=== What to do ===
Copy the data below exactly, omitting any picture it contains.
--- begin ---
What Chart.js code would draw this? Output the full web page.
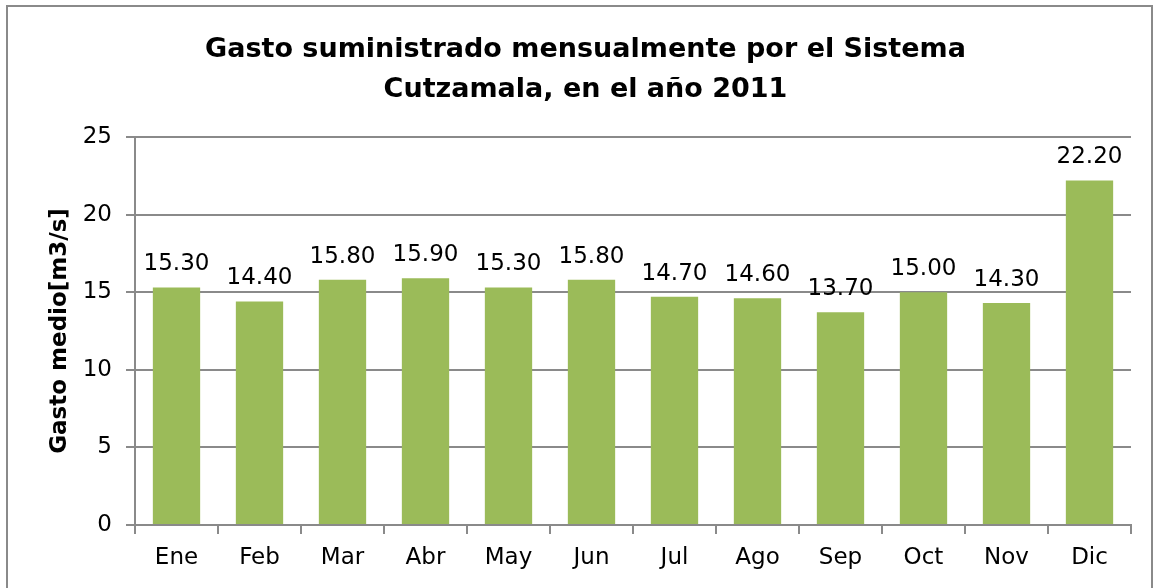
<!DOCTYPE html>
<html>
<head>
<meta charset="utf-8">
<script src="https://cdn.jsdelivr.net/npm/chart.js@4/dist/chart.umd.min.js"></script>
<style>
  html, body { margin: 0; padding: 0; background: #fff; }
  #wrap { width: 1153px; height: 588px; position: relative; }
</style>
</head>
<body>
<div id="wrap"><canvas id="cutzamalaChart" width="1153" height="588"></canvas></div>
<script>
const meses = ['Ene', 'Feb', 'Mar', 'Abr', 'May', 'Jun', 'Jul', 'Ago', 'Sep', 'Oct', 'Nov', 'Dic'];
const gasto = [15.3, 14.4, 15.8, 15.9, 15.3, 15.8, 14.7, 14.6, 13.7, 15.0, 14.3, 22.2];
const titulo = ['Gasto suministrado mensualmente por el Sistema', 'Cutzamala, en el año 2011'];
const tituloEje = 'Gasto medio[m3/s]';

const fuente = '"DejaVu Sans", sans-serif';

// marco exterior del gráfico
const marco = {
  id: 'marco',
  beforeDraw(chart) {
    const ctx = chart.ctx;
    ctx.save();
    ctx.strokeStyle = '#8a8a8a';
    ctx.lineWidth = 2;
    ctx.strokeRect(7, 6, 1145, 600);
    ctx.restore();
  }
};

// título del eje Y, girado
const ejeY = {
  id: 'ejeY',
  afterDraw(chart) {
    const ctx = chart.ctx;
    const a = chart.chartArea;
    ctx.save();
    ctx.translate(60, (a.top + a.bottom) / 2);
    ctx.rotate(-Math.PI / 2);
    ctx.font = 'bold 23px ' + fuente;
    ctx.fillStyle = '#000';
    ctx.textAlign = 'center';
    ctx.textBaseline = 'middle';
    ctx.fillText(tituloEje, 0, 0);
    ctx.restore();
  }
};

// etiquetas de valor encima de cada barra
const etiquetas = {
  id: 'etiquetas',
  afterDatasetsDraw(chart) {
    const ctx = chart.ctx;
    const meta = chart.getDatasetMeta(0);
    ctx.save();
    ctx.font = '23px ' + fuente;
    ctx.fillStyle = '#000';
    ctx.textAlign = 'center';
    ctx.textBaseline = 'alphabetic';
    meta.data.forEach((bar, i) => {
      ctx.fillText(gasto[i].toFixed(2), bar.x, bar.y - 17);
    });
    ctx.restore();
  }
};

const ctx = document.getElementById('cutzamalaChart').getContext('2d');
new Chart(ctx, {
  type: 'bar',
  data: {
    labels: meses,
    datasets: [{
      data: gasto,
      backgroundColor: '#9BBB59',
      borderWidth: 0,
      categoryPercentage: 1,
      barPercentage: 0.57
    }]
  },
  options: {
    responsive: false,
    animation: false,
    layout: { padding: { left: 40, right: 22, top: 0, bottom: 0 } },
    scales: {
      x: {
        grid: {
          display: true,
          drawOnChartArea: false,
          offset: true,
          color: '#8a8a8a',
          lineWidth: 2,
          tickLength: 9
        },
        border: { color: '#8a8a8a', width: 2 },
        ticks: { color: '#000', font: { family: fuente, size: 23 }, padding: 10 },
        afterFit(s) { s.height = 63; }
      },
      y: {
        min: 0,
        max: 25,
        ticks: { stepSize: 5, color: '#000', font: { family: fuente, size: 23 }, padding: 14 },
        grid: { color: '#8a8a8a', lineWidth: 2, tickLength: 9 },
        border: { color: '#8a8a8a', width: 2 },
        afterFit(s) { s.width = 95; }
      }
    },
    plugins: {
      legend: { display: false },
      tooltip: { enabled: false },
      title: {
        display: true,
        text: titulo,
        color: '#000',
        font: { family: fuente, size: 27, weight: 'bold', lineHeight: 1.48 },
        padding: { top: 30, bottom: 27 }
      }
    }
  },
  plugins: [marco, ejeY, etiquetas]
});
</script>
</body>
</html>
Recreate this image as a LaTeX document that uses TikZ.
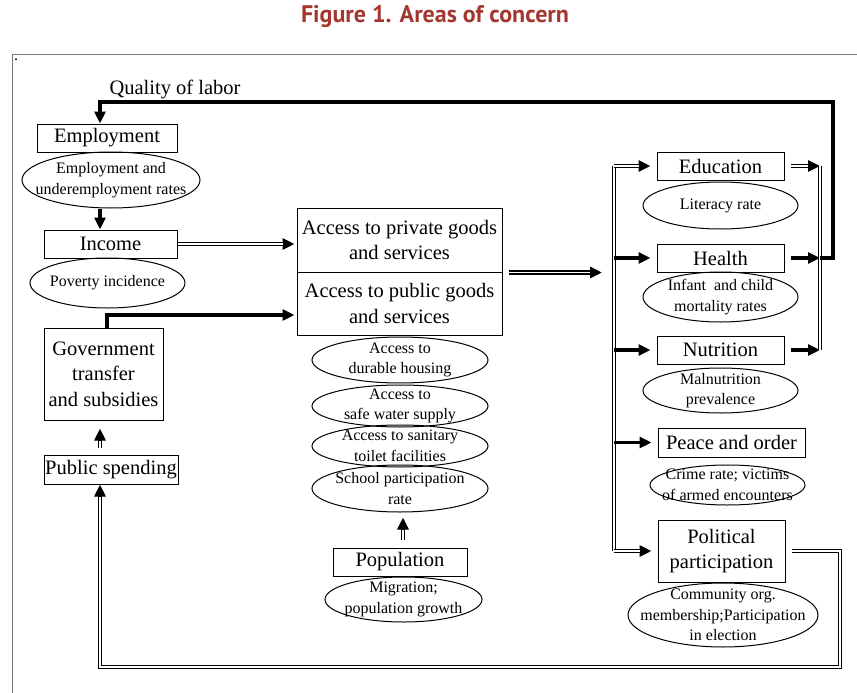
--- end ---
=== Solution below ===
What Chart.js code would draw this? Output the full web page.
<!DOCTYPE html>
<html>
<head>
<meta charset="utf-8">
<script src="https://cdn.jsdelivr.net/npm/chart.js@4/dist/chart.umd.min.js"></script>
<style>
  html, body { margin: 0; padding: 0; background: #fff; }
  #wrap { width: 1153px; height: 588px; position: relative; }
</style>
</head>
<body>
<div id="wrap"><canvas id="cutzamalaChart" width="1153" height="588"></canvas></div>
<script>
const meses = ['Ene', 'Feb', 'Mar', 'Abr', 'May', 'Jun', 'Jul', 'Ago', 'Sep', 'Oct', 'Nov', 'Dic'];
const gasto = [15.3, 14.4, 15.8, 15.9, 15.3, 15.8, 14.7, 14.6, 13.7, 15.0, 14.3, 22.2];
const titulo = ['Gasto suministrado mensualmente por el Sistema', 'Cutzamala, en el año 2011'];
const tituloEje = 'Gasto medio[m3/s]';

const fuente = '"DejaVu Sans", sans-serif';

// marco exterior del gráfico
const marco = {
  id: 'marco',
  beforeDraw(chart) {
    const ctx = chart.ctx;
    ctx.save();
    ctx.strokeStyle = '#8a8a8a';
    ctx.lineWidth = 2;
    ctx.strokeRect(7, 6, 1145, 600);
    ctx.restore();
  }
};

// título del eje Y, girado
const ejeY = {
  id: 'ejeY',
  afterDraw(chart) {
    const ctx = chart.ctx;
    const a = chart.chartArea;
    ctx.save();
    ctx.translate(60, (a.top + a.bottom) / 2);
    ctx.rotate(-Math.PI / 2);
    ctx.font = 'bold 23px ' + fuente;
    ctx.fillStyle = '#000';
    ctx.textAlign = 'center';
    ctx.textBaseline = 'middle';
    ctx.fillText(tituloEje, 0, 0);
    ctx.restore();
  }
};

// etiquetas de valor encima de cada barra
const etiquetas = {
  id: 'etiquetas',
  afterDatasetsDraw(chart) {
    const ctx = chart.ctx;
    const meta = chart.getDatasetMeta(0);
    ctx.save();
    ctx.font = '23px ' + fuente;
    ctx.fillStyle = '#000';
    ctx.textAlign = 'center';
    ctx.textBaseline = 'alphabetic';
    meta.data.forEach((bar, i) => {
      ctx.fillText(gasto[i].toFixed(2), bar.x, bar.y - 17);
    });
    ctx.restore();
  }
};

const ctx = document.getElementById('cutzamalaChart').getContext('2d');
new Chart(ctx, {
  type: 'bar',
  data: {
    labels: meses,
    datasets: [{
      data: gasto,
      backgroundColor: '#9BBB59',
      borderWidth: 0,
      categoryPercentage: 1,
      barPercentage: 0.57
    }]
  },
  options: {
    responsive: false,
    animation: false,
    layout: { padding: { left: 40, right: 22, top: 0, bottom: 0 } },
    scales: {
      x: {
        grid: {
          display: true,
          drawOnChartArea: false,
          offset: true,
          color: '#8a8a8a',
          lineWidth: 2,
          tickLength: 9
        },
        border: { color: '#8a8a8a', width: 2 },
        ticks: { color: '#000', font: { family: fuente, size: 23 }, padding: 10 },
        afterFit(s) { s.height = 63; }
      },
      y: {
        min: 0,
        max: 25,
        ticks: { stepSize: 5, color: '#000', font: { family: fuente, size: 23 }, padding: 14 },
        grid: { color: '#8a8a8a', lineWidth: 2, tickLength: 9 },
        border: { color: '#8a8a8a', width: 2 },
        afterFit(s) { s.width = 95; }
      }
    },
    plugins: {
      legend: { display: false },
      tooltip: { enabled: false },
      title: {
        display: true,
        text: titulo,
        color: '#000',
        font: { family: fuente, size: 27, weight: 'bold', lineHeight: 1.48 },
        padding: { top: 30, bottom: 27 }
      }
    }
  },
  plugins: [marco, ejeY, etiquetas]
});
</script>
</body>
</html>
Recreate this image as a LaTeX document that uses TikZ.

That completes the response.